I meant the same thing.
> Given that we often do much worse than them (e.g. where it comes to roads, public transit, or healthcare), they're a pretty good benchmark for what's practically achievable for us.
Perhaps that perception has something to do with simultaneously believing that we are the bearers of riches across the world, and that the rest of the world is also responsible for holding us back.
The question isn't "what's the best policy for maximizing the quality of the broadband network?" It's "what's the best policy for maximizing the quality of the broadband network, in a country where people prioritize many other things more highly?"

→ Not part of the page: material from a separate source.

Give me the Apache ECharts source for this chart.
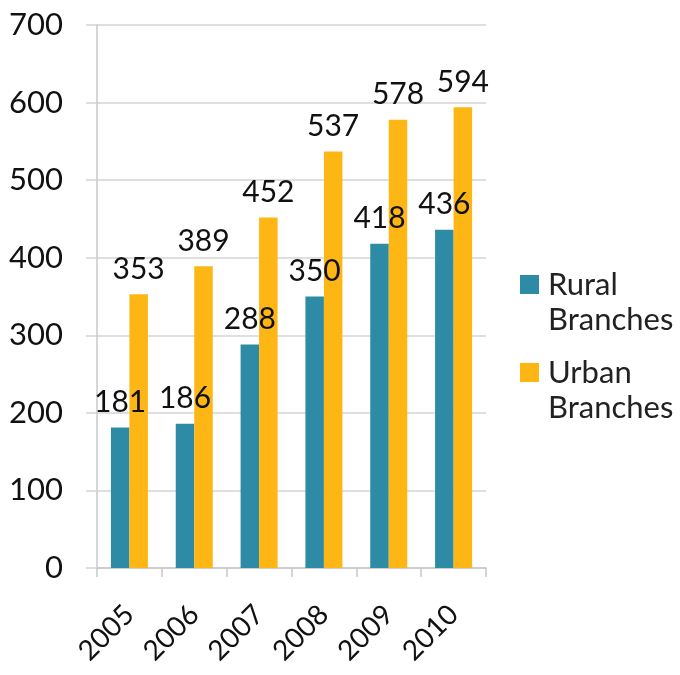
<!DOCTYPE html>
<html>
<head>
<meta charset="utf-8">
<script src="https://cdn.jsdelivr.net/npm/echarts@6/dist/echarts.min.js"></script>
<style>
  html, body { margin: 0; padding: 0; background: #fff; }
  #chart { width: 680px; height: 675px; }
</style>
</head>
<body>
<div id="chart"></div>
<script>
// Bank branches per year, rural vs urban
const years = ['2005', '2006', '2007', '2008', '2009', '2010'];
const ruralBranches = [181, 186, 288, 350, 418, 436];
const urbanBranches = [353, 389, 452, 537, 578, 594];
const seriesNames = ['Rural\nBranches', 'Urban\nBranches'];

const FONT = 'Lato, "Open Sans", sans-serif';
const chart = echarts.init(document.getElementById('chart'));

const labelStyle = {
  show: true,
  position: 'top',
  distance: 10,
  color: '#111',
  fontFamily: FONT,
  fontSize: 30
};

// One legend block per series; a leading empty line keeps each swatch
// level with the first line of its two-line name
function legendBlock(name, top) {
  return {
    orient: 'vertical',
    left: 520,
    top: top,
    padding: 0,
    itemWidth: 19,
    itemHeight: 19,
    icon: 'rect',
    formatter: n => '\n' + n,
    textStyle: {
      fontFamily: FONT,
      fontSize: 31,
      color: '#222',
      lineHeight: 35,
      padding: [0, 0, 0, 4]
    },
    data: [name]
  };
}

chart.setOption({
  animation: false,
  backgroundColor: '#fff',
  grid: { left: 97, right: 194, top: 25, bottom: 107 },
  legend: [
    legendBlock(seriesNames[0], 232),
    legendBlock(seriesNames[1], 320)
  ],
  xAxis: {
    type: 'category',
    data: years,
    axisLine: { lineStyle: { color: '#c8c8c8', width: 1.5 } },
    axisTick: { show: true, length: 9, lineStyle: { color: '#c8c8c8', width: 1.5 } },
    axisLabel: {
      rotate: 45,
      margin: 42,
      color: '#111',
      fontFamily: FONT,
      fontSize: 28
    }
  },
  yAxis: {
    type: 'value',
    min: 0,
    max: 700,
    interval: 100,
    axisLine: { show: true, lineStyle: { color: '#c8c8c8', width: 1.5 } },
    axisTick: { show: true, length: 11, lineStyle: { color: '#d4d4d4', width: 1.5 } },
    splitLine: { lineStyle: { color: '#d4d4d4', width: 1.5 } },
    axisLabel: {
      margin: 34,
      color: '#111',
      fontFamily: FONT,
      fontSize: 31
    }
  },
  series: [
    {
      name: seriesNames[0],
      type: 'bar',
      data: ruralBranches,
      barWidth: 18.5,
      barGap: '0%',
      itemStyle: { color: '#2E8BA5' },
      label: labelStyle
    },
    {
      name: seriesNames[1],
      type: 'bar',
      data: urbanBranches,
      barWidth: 18.5,
      barGap: '0%',
      itemStyle: { color: '#FDB614' },
      label: labelStyle
    }
  ]
});
</script>
</body>
</html>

It's pointless to compare the U.S. system to an Eastern European or Asian country where the people see broadband, technology, and computers, as a way to close the wealth gap with the US/UK/Germany/France. People in the U.S. don't see broadband that way. To the extent ordinary people care about it at all, they see the issue in terms of the pressing social justice issues the U.S. faces: rural/urban, low-income/high-income, etc. They care (quite reasonably) a lot more about whether low-income folks in Baltimore have access to broadband (and computers to use it!) than whether knowledge workers in Menlo Park have gigabit.
That's why we have well-developed programs for, e.g. subsidizing rural telephone deployment, but really nothing for fiber: https://bits.blogs.nytimes.com/2009/03/12/the-broadband-gap-....
This is particularly relevant in the context of municipally-supported systems displacing private ones. Take Amtrak. A private system aimed at shuttling knowledge workers from DC to New York might actually be pretty good. Instead, we have a public system where the only sensical route is burdened by having to subsidize trains around the country nobody uses.
Here in Annapolis (a D.C. satellite city), Verizon is upgrading our fiber to gigabit and I can get 50-150 mbps downloads on my iPhone. Having experienced the D.C. subway spend a good chunk of the last year literally on fire, there is no way I'd vote to turn internet service over to the government. If I lived in Tokyo I'd feel differently, but I'm stuck with the government I've got.
> Also, why focus on situations where quality is the same or worse?
The countries I picked for comparison are just the 5 largest EU countries, which contain more than 2/3 of the population.